Personnalités et ONG lancent un « Appel » contre les renvois forcés

Plus de 130 personnalités vaudoises et une quarantaine d'ONG ont signé un "Appel" contre les renvois forcés de migrants. Elles demandent au Canton de Vaud de mieux protéger les plus vulnérables et les droits humains. Cette revendication a été officiellement lancée mercredi à Lausanne.
(Keystone-ATS) « Depuis plusieurs années, les associations alertent sur la situation de plus en plus critique des renvois Dublin en matière d’asile. Plusieurs événements récents ces derniers mois ont, une fois de plus, mis en lumière les conditions de ces renvois dans notre canton. C’est sur cette base qu’une quarantaine d’organisations et plus de 130 personnalités vaudoises lancent cet appel », ont-elles expliqué devant les médias.
« Nous, signataires de cet appel, appelons le Conseil d’Etat à faire preuve d’humanité en renonçant à exécuter les renvois forcés des familles avec enfants, des personnes dont la santé est menacée par le renvoi et d’autres personnes exilées en situation de vulnérabilité », déclarent-ils.
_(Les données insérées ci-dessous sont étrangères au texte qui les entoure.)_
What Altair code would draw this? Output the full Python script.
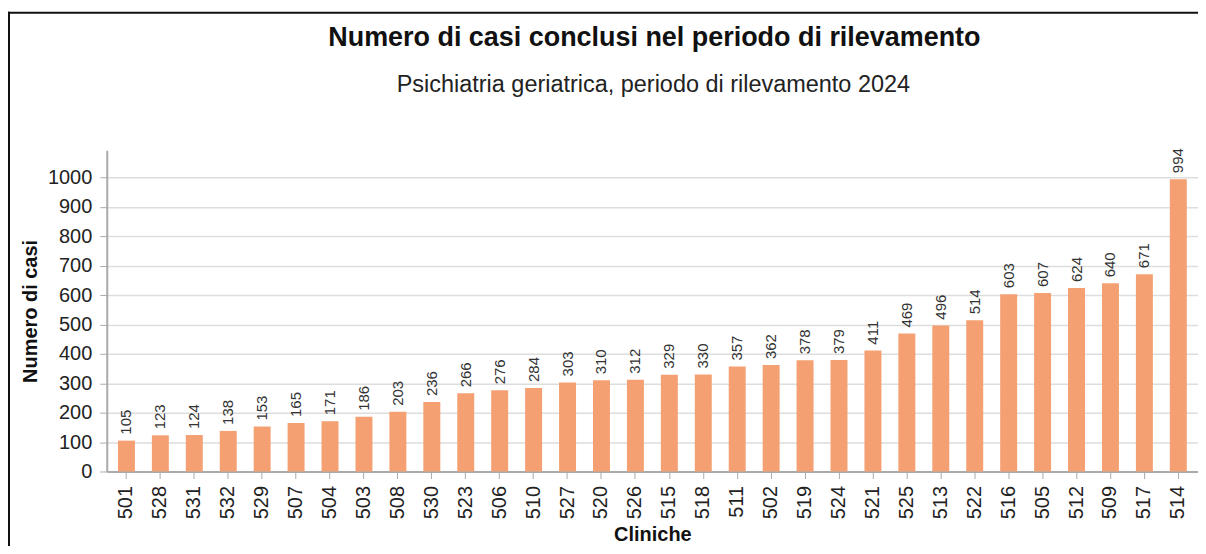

« Nous demandons au gouvernement vaudois qu’il utilise toutes les marges de manoeuvre possibles dans sa loi d’application des renvois des demandeurs d’asile, par rapport au droit fédéral qui ne règle pas tout, notamment en regard de la Convention des droits de l’enfant de l’ONU et aussi de critères de santé », a déclaré Julien Eggenberger, député socialiste et un des instigateurs de l’appel.
Trouver un autre chemin
« L’idée de cet appel est d’ouvrir une nouvelle manière de faire, d’interpeller, de créer de nouvelles opportunités, car les leviers actuels ne fonctionnent pas et les chemins législatifs sont difficiles au parlement cantonal », a pour sa part affirmé Joëlle Minacci, députée d’Ensemble à Gauche et également à l’origine de l’appel. « Nous comptons sur la mobilisation de la société civile pour faire bouger les choses, les lignes », a-t-elle ajouté.
A ce stade, les signataires viennent de différents bords politiques, des milieux sportifs, culturels, universitaires, scientifiques, de la santé, associatifs, syndicaux et des Eglises. L’objectif est d’en rassembler le plus possible et de lancer ensuite « la balle aux autorités ».
Parmi les personnalités qui ont signé l’appel, on retrouve par exemple le prix Nobel Jacques Dubochet, le musicien Pascal Auberson l’écrivain Blaise Hofmann, le président du Paléo Daniel Rossellat, l’humoriste Thomas Wiesel, l’astronaute Claude Nicollier, l’ancien président du Conseil national Yves Christen ou encore l’ex-conseiller aux Etats Luc Recordon.
Moret critiquée
Mercredi, une dizaine de signataires étaient présents à la conférence de presse. Tous ont dénoncé une situation sur le front des renvois de migrants qui s’est durcie. Il y a une intensification des renvois forcés ces derniers mois et une détérioration des conditions de ces renvois, se sont inquiétés plusieurs interlocuteurs, évoquant « une violence systémique de la procédure ».
La problématique des enfants a été plusieurs fois abordée. « Le 40% des migrants sont des mineurs et le droit des enfants n’est pas pris en compte. D’un point de vue administratif, ce ne sont que des cas rapportés », a dénoncé Bernard Borel, responsable de l’ONG Médecins Action Santé Migrants (MASM). « Il y a des questions éthiques et de dignité à se poser », a-t-il insisté.
« Cette journée du 4 juin se veut une journée forte pour dire que ça ne peut plus continuer comme ça, que le Conseil d’Etat doit changer sa manière de faire », a encore dit M. Eggenberger. La manière de mettre en oeuvre les renvois (conditions dures, arrestations brusques, présence policière parfois nombreuse, etc) est une décision politique, ont aussi rappelé les intervenants.
La conseillère d’Etat Isabelle Moret, en charge de ce dossier, a également essuyé des critiques. « Il y a un durcissement depuis qu’elle est en place. Elle fait le sale boulot que ses prédécesseurs n’ont pas fait pour se montrer bonne élève par rapport à la Confédération », a estimé Jean-Marc Béguin, conseiller communal lausannois vert’libéral.